Я провел здесь два неприятных дня. Как я и ожидал, дело с Ливаном осложнилось и когда я услыхал по радио ультимативное послание Эйзенхауеру, то совсем расстроился. Я стал думать о войне, о том, каким ничтожным станет всякий из нас в этом вихре, о том, какие страдания придется всем нам пережить и то, что я делаю сейчас, стало вдруг таким мерзким и маленьким, и ненужным. Так я страдал в одиночестве, пока не устал, подумав: что миру, то и бабушкиному сыну… И тут я получил твое письмо. Оно так мило, написано из такого прекрасного далека, так защемило у меня сердце.
Панову [120] я видел в Доме кино на просмотре американской картины. Она сказала: «Юрий Павлович, вас еще не приняли в Союз?» – «Нет», – отвечал я проникновенным голосом. «Ну, до свидания, Юрий Павлович, рада была вас повидать…» – «До свидания», – отвечал я.
Она была рыжая, эта Панова, лицо ее было смугло насурьмлено, руки ее были в черных прозрачных перчатках.
Я был высок и бледен от сознания значительности слов, сказанных ею. Долго после этого, шагая уже по Невскому, вздыхал я и задумывался. Я прошел по Аничкову мосту, через Казанский мост на канале Грибоедова, я свернул по Мойке влево и пошел в сторону Адмиралтейского канала мимо особняка Юсупова, где был убит Распутин.

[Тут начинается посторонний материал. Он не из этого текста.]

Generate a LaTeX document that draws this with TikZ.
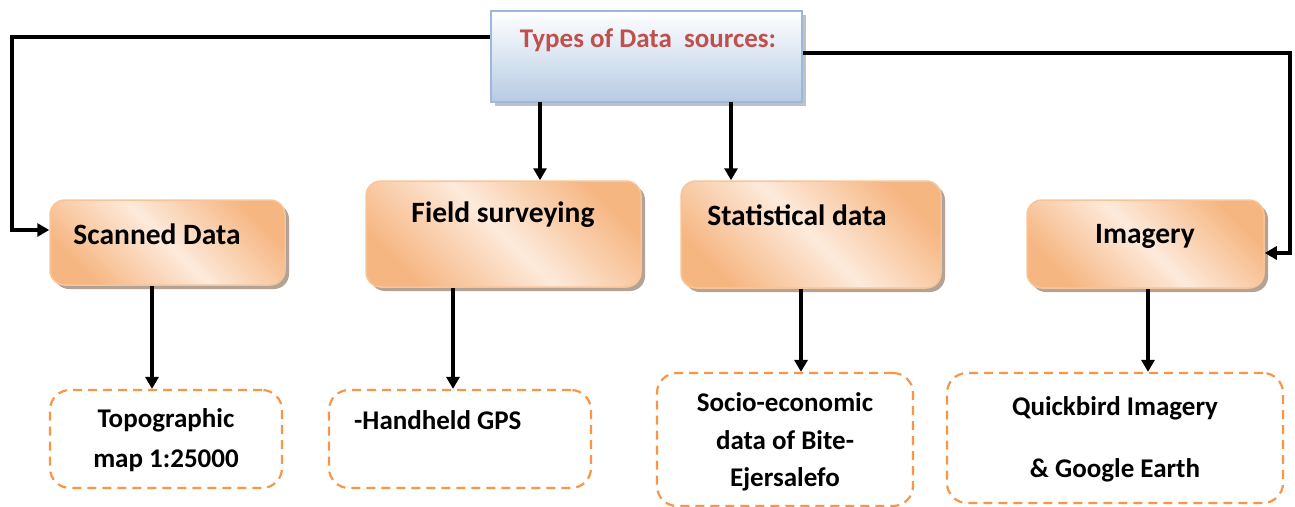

Я шел по каменным плитам и думал о тебе и о городе, который до сих пор еще выбрасывает на рынок сознания больных гениев. Один из этих гениев – некий Голявкин [121] , соученик Коринца по Самаркандскому художеств<енному> училищу. Вот как он пишет. «85 человек с такой силой ударились животами, что 35 в ту же минуту умерли. Оставшиеся в живых 50 человек снова с такой страстью ударились животами, что тут же умерли 49. Единственный оставшийся в живых съел большой огурец и пошел на край земного шара удариться еще с кем-нибудь животом». Умные люди увидели здесь намек на будущую войну. Однако автор отперся и сказал, что он вовсе ничего не думал, когда писал про животы.
120
В. Ф. Панова. См. письмо 2 и наст. изд., с. 77.
121
Голявкин Виктор Владимирович. См. письмо 52.